MOOC Discourse Analysis
Researchers from the CSER group have developed a visualisation dashboard to demonstrate the emergent themes from Massive Open Online Courses (MOOC) discussion contents.
Supported by a Google Research Award to explore personalised learning within MOOC environments, this work supports the automated clustering and labelling of discussion threads according to topics, which can then be used by learners to help them navigate the extensive resources and discussion content typically available in large scale MOOC environments. The dynamic and self-paced nature of MOOCs makes this an even more pressing need, in that learners follow their own pace through many MOOC courses, meaning that they may ask questions or seek advice on any course topic at any time.

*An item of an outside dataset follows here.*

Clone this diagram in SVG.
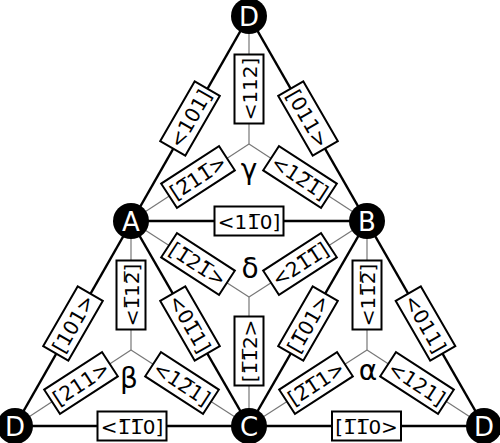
<svg xmlns="http://www.w3.org/2000/svg" width="500" height="443" viewBox="0 0 500 443">
<style>
.thick{stroke:#000;stroke-width:2.5;fill:none}
.thin{stroke:#777;stroke-width:1.2;fill:none}
.lb text{font-family:"DejaVu Sans",sans-serif;font-size:20px;text-anchor:middle;fill:#000}
.node circle{fill:#000}
.node text{font-family:"DejaVu Sans",sans-serif;font-size:26px;text-anchor:middle;fill:#fff}
.face text{font-family:"DejaVu Sans",sans-serif;font-size:28px;text-anchor:middle;fill:#000}
</style>
<defs>
<rect id="box" x="-34.5" y="-14.5" width="69" height="29" fill="#fff" stroke="#000" stroke-width="2"/>
</defs>
<g id="connectors">
<line class="thin" x1="249" y1="16" x2="249" y2="144"/>
<line class="thin" x1="131" y1="221" x2="249" y2="144"/>
<line class="thin" x1="367" y1="221" x2="249" y2="144"/>
<line class="thin" x1="131" y1="221" x2="249" y2="297"/>
<line class="thin" x1="367" y1="221" x2="249" y2="297"/>
<line class="thin" x1="249" y1="426" x2="249" y2="297"/>
<line class="thin" x1="131" y1="221" x2="131" y2="350"/>
<line class="thin" x1="15" y1="426" x2="131" y2="350"/>
<line class="thin" x1="249" y1="426" x2="131" y2="350"/>
<line class="thin" x1="367" y1="221" x2="367" y2="350"/>
<line class="thin" x1="249" y1="426" x2="367" y2="350"/>
<line class="thin" x1="484" y1="426" x2="367" y2="350"/>
<line class="thick" x1="249" y1="16" x2="15" y2="426"/>
<line class="thick" x1="249" y1="16" x2="484" y2="426"/>
<line class="thick" x1="15" y1="426" x2="484" y2="426"/>
<line class="thick" x1="131" y1="221" x2="367" y2="221"/>
<line class="thick" x1="131" y1="221" x2="249" y2="426"/>
<line class="thick" x1="367" y1="221" x2="249" y2="426"/>
<g class="lb" transform="translate(190,118.5) rotate(-60)"><use href="#box"/><text y="7.5">&lt;101]</text></g>
<g class="lb" transform="translate(308,118.5) rotate(60)"><use href="#box"/><text y="7.5">[011&gt;</text></g>
<g class="lb" transform="translate(249,221)"><use href="#box"/><text y="7.5">&lt;11&#773;0]</text></g>
<g class="lb" transform="translate(73,323.5) rotate(-60)"><use href="#box"/><text y="7.5">[101&gt;</text></g>
<g class="lb" transform="translate(190,323.5) rotate(60)"><use href="#box"/><text y="7.5">&lt;01&#773;1]</text></g>
<g class="lb" transform="translate(308,323.5) rotate(-60)"><use href="#box"/><text y="7.5">[1&#773;01&gt;</text></g>
<g class="lb" transform="translate(425.5,323.5) rotate(60)"><use href="#box"/><text y="7.5">&lt;011]</text></g>
<g class="lb" transform="translate(132,426)"><use href="#box"/><text y="7.5">&lt;1&#773;1&#773;0]</text></g>
<g class="lb" transform="translate(366.5,426)"><use href="#box"/><text y="7.5">[1&#773;1&#773;0&gt;</text></g>
<g class="lb" transform="translate(249,89) rotate(-90)"><use href="#box"/><text y="7.5">&lt;112]</text></g>
<g class="lb" transform="translate(198,177) rotate(-33)"><use href="#box"/><text y="7.5">[2&#773;11&#773;&gt;</text></g>
<g class="lb" transform="translate(300,177) rotate(33)"><use href="#box"/><text y="7.5">&lt;12&#773;1&#773;]</text></g>
<g class="lb" transform="translate(198,264) rotate(33)"><use href="#box"/><text y="7.5">[1&#773;21&#773;&gt;</text></g>
<g class="lb" transform="translate(300,264) rotate(-33)"><use href="#box"/><text y="7.5">&lt;21&#773;1&#773;]</text></g>
<g class="lb" transform="translate(249,351) rotate(-90)"><use href="#box"/><text y="7.5">[1&#773;1&#773;2&gt;</text></g>
<g class="lb" transform="translate(131,295) rotate(-90)"><use href="#box"/><text y="7.5">&lt;1&#773;12&#773;]</text></g>
<g class="lb" transform="translate(81,383) rotate(-33)"><use href="#box"/><text y="7.5">[211&gt;</text></g>
<g class="lb" transform="translate(182,383) rotate(33)"><use href="#box"/><text y="7.5">&lt;12&#773;1]</text></g>
<g class="lb" transform="translate(367,295) rotate(-90)"><use href="#box"/><text y="7.5">&lt;11&#773;2&#773;]</text></g>
<g class="lb" transform="translate(316,383) rotate(-33)"><use href="#box"/><text y="7.5">[2&#773;1&#773;1&gt;</text></g>
<g class="lb" transform="translate(417,383) rotate(33)"><use href="#box"/><text y="7.5">&lt;121]</text></g>
</g>
<g id="face-gamma" class="face"><text x="249" y="179">γ</text></g>
<g id="face-delta" class="face"><text x="250" y="278">δ</text></g>
<g id="face-beta" class="face"><text x="129" y="388">β</text></g>
<g id="face-alpha" class="face"><text x="368" y="380">α</text></g>
<g id="node-D-top" class="node"><circle cx="249" cy="16" r="18"/><text x="249" y="25.5">D</text></g>
<g id="node-A" class="node"><circle cx="131" cy="221" r="18"/><text x="131" y="230.5">A</text></g>
<g id="node-B" class="node"><circle cx="367" cy="221" r="18"/><text x="367" y="230.5">B</text></g>
<g id="node-C" class="node"><circle cx="249" cy="426" r="18"/><text x="249" y="435.5">C</text></g>
<g id="node-D-left" class="node"><circle cx="15" cy="426" r="18"/><text x="15" y="435.5">D</text></g>
<g id="node-D-right" class="node"><circle cx="484" cy="426" r="18"/><text x="484" y="435.5">D</text></g>
</svg>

This work represents a first step towards assisting learners in finding personalised learning cohorts at scale.
In our initial results, published at Learning@Scale, we analysed three popular MOOCs from the Coursera platform – Machine Learning, Statistics, and Psychology to uncover latent discussion topics. The main contribution of this work involves proposing a topic labelling mechanism to label topic clusters generated from topic models (e.g. Latent Dirichlet Allocation) which is otherwise challenging due to the dynamic and diverse nature of discussions [1-2]. Our work introduces a topic visualisation dashboard which demonstrates the emergent topics and their relationship with discussions. The dashboard also capable of visualising the relationship between discussion topics and different variables associated with online discourse including views, votes, posts, instructor interventions, and time series analysis [3].